Data journalism takes centre stage
By persuading behaviour change in a global health crisis, the article has served as an exemplary case study for the wider data journalism community. Factual information has never been more in demand, but now there’s an even greater need for making data meaningful to audiences. And that applies to coverage about and beyond COVID-19, too.
For Google News Lab’s data editor Simon Rogers, a leading voice in data journalism, he believes the impact of the story is clear: “Data journalism has had these moments that have made it more important. How many people now are looking at epidemiological curves and understanding them now because of data journalists?”
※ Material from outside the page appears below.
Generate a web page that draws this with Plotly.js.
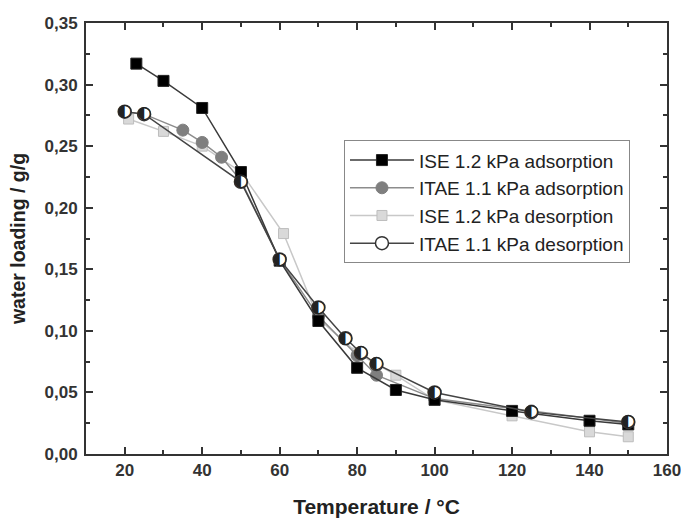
<!DOCTYPE html>
<html><head><meta charset="utf-8">
<script src="https://cdn.plot.ly/plotly-3.0.1.min.js"></script>
<style>body{margin:0;background:#fff}#c{width:681px;height:518px}</style>
</head><body><div id="c"></div>
<script>
const iseAdsT = [23, 30, 40, 50, 60, 70, 80, 90, 100, 120, 140, 150];
const iseAdsW = [0.317, 0.303, 0.281, 0.229, 0.157, 0.108, 0.070, 0.052, 0.044, 0.035, 0.027, 0.024];
const itaeAdsT = [20, 25, 35, 40, 45, 50, 60, 70, 80, 85, 100, 125, 150];
const itaeAdsW = [0.278, 0.276, 0.263, 0.253, 0.241, 0.222, 0.158, 0.112, 0.080, 0.064, 0.045, 0.035, 0.025];
const iseDesT = [21, 30, 40, 50, 61, 70, 80, 90, 100, 120, 140, 150];
const iseDesW = [0.272, 0.262, 0.250, 0.229, 0.179, 0.110, 0.082, 0.064, 0.044, 0.031, 0.018, 0.014];
const itaeDesT = [20, 25, 50, 60, 70, 77, 81, 85, 100, 125, 150];
const itaeDesW = [0.278, 0.276, 0.221, 0.158, 0.119, 0.094, 0.082, 0.073, 0.050, 0.034, 0.026];
const names = ['ISE 1.2 kPa adsorption', 'ITAE 1.1 kPa adsorption', 'ISE 1.2 kPa desorption', 'ITAE 1.1 kPa desorption'];

const FONT = 'Liberation Sans, Arial, sans-serif';
const traces = [
  {x: iseDesT, y: iseDesW, name: names[2], mode: 'lines+markers', legendrank: 3,
   line: {color: '#c8c8c8', width: 1.5},
   marker: {symbol: 'square', size: 10, color: '#d9d9d9', line: {color: '#bdbdbd', width: 1}}},
  {x: itaeAdsT, y: itaeAdsW, name: names[1], mode: 'lines+markers', legendrank: 2,
   line: {color: '#8c8c8c', width: 1.5},
   marker: {symbol: 'circle', size: 12, color: '#7f7f7f', line: {color: '#7f7f7f', width: 1}}},
  {x: iseAdsT, y: iseAdsW, name: names[0], mode: 'lines+markers', legendrank: 1,
   line: {color: '#3a3a3a', width: 1.5},
   marker: {symbol: 'square', size: 11, color: '#000', line: {color: '#222', width: 1}}},
  {x: itaeDesT, y: itaeDesW, name: names[3], mode: 'lines+markers', legendrank: 4,
   line: {color: '#444', width: 1.5},
   marker: {symbol: 'circle', size: 13, color: '#fff', line: {color: '#333', width: 1.5}}},
  {x: itaeDesT, y: itaeDesW, mode: 'text', text: itaeDesT.map(() => '\u25D0'), showlegend: false,
   textposition: 'middle center', textfont: {family: 'DejaVu Sans', size: 17, color: '#222'}, hoverinfo: 'skip'}
];

const axisCommon = {
  showgrid: false, zeroline: false, showline: true, linecolor: '#333', linewidth: 2,
  mirror: 'ticks', ticks: 'inside', ticklen: 7, tickwidth: 2, tickcolor: '#333',
  ticklabeloverflow: 'allow',
  tickfont: {family: FONT, size: 17, color: '#333', weight: 'bold'}
};

const layout = {
  width: 681, height: 518,
  margin: {l: 86, r: 14, t: 23, b: 64},
  paper_bgcolor: '#fff', plot_bgcolor: '#fff',
  separators: ', ',
  showlegend: true,
  legend: {x: 0.444, y: 0.728, xanchor: 'left', yanchor: 'top', bgcolor: '#fff',
    bordercolor: '#888', borderwidth: 1, traceorder: 'normal', itemwidth: 64,
    font: {family: FONT, size: 19, color: '#222'}},
  xaxis: Object.assign({}, axisCommon, {
    range: [10, 160], dtick: 20, tick0: 0,
    minor: {dtick: 10, ticks: 'inside', ticklen: 4, tickwidth: 2, tickcolor: '#333'},
    title: {text: 'Temperature / °C', standoff: 20,
      font: {family: FONT, size: 21, color: '#222', weight: 'bold'}}
  }),
  yaxis: Object.assign({}, axisCommon, {
    range: [0, 0.35], dtick: 0.05, tick0: 0, tickformat: '.2f', ticklabelstandoff: 3,
    minor: {dtick: 0.025, ticks: 'inside', ticklen: 4, tickwidth: 2, tickcolor: '#333'},
    title: {text: 'water loading / g/g', standoff: 14,
      font: {family: FONT, size: 19.5, color: '#222', weight: 'bold'}}
  })
};

Plotly.newPlot('c', traces, layout, {displayModeBar: false, staticPlot: true});
</script>
</body></html>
My hope is that one of our biggest learnings is to continue to focus on iterating on how we illustrate uncertainty better
Simon isn’t alone. Amanda Makulec, a senior data visualisation lead at Excella and the Data Visualisation Society’s operations director, believes Harry’s story is a shining example of responsible data storytelling. “It belongs in a top-five hall of fame for being an illustration of data that helped inspire an entire country, and really the world, to make certain choices that are really hard to make around limiting your activity,” she says.
She advocates that the power of data visualisation is helping people understand complex concepts. In a recent Fast Company article she penned, she warns readers to be wary of misleading charts, graphs, and maps, while also offering advice on how audiences can interpret data visualisations as intended.
She also highlights the need for people to create responsible designs that add value and make an impact: “How are people going to see it and recognise it in these uncertain times? You don't want to have put something out there that can mislead somebody. And right now, misleading information isn't what we need in the public sphere.”
As for what journalists and designers can learn from this pandemic, her answer is simple: “My hope is that one of our biggest learnings is to continue to focus on iterating on how we illustrate uncertainty better.”